Colin (played by Journeyman’s Kevin McKidd) is an anomaly as far as these films go.  His character would typically be the villain here.  But he isn’t.  He is perfect in every way.  Every.  Way.

Here’s a quick list of all the ways he’s perfect.

  • Scotish
  • Tall
  • Handsome
  • Rich
  • Romantic
  • Impossibly athletic
  • Lives in a castle
  • Has his own whiskey distillery
  • Has a great singing voice
  • Rides a horse, and in fact, rescues Hannah on a horse
  • He’s a Duke of Scotland… he’s royalty!
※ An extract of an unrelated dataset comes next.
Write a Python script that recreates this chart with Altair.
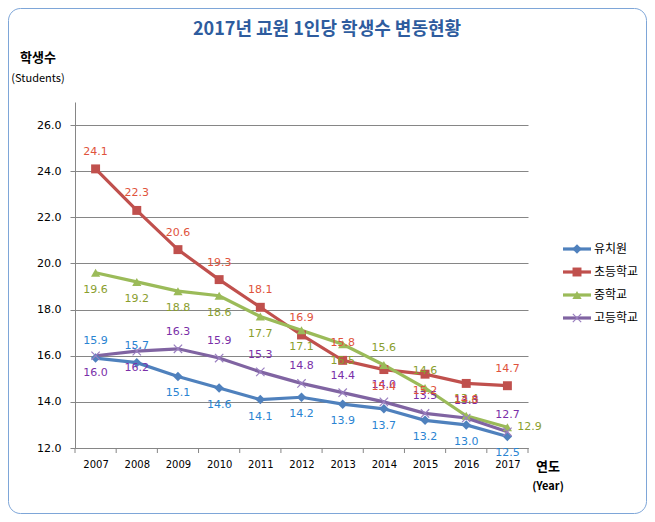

He is so perfect and likable it becomes sickening.   And I suppose the guys who made this were aware of that, so at the last second they added in things that supposedly make him an asshole.   Like he hunts animals.  Except, he doesn’t do it for sport.  They actually ate the animals he killed.   Which is why you’re supposed to kill animals.  Oh and he plays the bag pipes.  Which Hannah arrogantly eschews as a flaw just because she doesn’t like it.    The problem is it didn’t work.  I was rooting for Colin to marry her the whole time.  Although mostly I was rooting for the movie to end.

the logic

This movie is filled with illogical plot devices from start to finish.     Like when Tom hires a woman to perform for Hannah’s shower.  She turns out to be a sex toy sales woman, and gives Hannah’s grandmother glow in the dark anal beads.   Hilarious.  No, wait… it isn’t.  And it makes me wonder why the fuck he hired this woman without asking what she did.  Oh!  And Tom’s money!   Tom is rich.  He has no perceivable job except to bang sluts.   The reason we’re given is that he invented the “coffee collar”, those cardboard things they put around the cups at Starbucks that serve absolutely no purpose since the cups are insulated and have lids.    Except that we meet his scoundrel father whose whole subplot revolves around the fact that he is rich as well.  So… what is the point?  If he was already rich, why add that wrinkle of his invention as well. And there’s a scene where Tom has to cross a river, but there are no boats. He is informed that it would take two hours to go around it in a car.  But then a horse pops up out of nowhere, and the horse gets there in ten minutes.  Except that cars are faster than horses.

the ending

It was terrible.   They do manage to avoid convention by having Tom reveal his love before the wedding (though never during the dozens of opportunities he had when he was alone with her the whole movie).   But as soon as he tells her, they awkwardly transition to another scene.   Then he kisses her. A LOT.  And the fifty people in the room manage not to notice them brazenly making out.  That night Hannah goes to Tom’s room just in time to see her cousin (who HATES him) try to rape him.   And she sends him away so she can marry Colin.  And she almost does, except he sees a dog, which reminds him that he is capable of love.   So he crashes the wedding at the last second.  And makes out with Hannah in front of Colin and the entire royal family.   And it was at this point that I truly wanted Colin to just beat him into a bloody coma.  Sadly it didn’t happen.

the final analysis

Do NOT see this movie.  Stay away.  It is unfathomable shit.  They should fire Dempsey from Grey’s Anatomy for making this film.  It’ssssss baaaaaaaadddddddddd.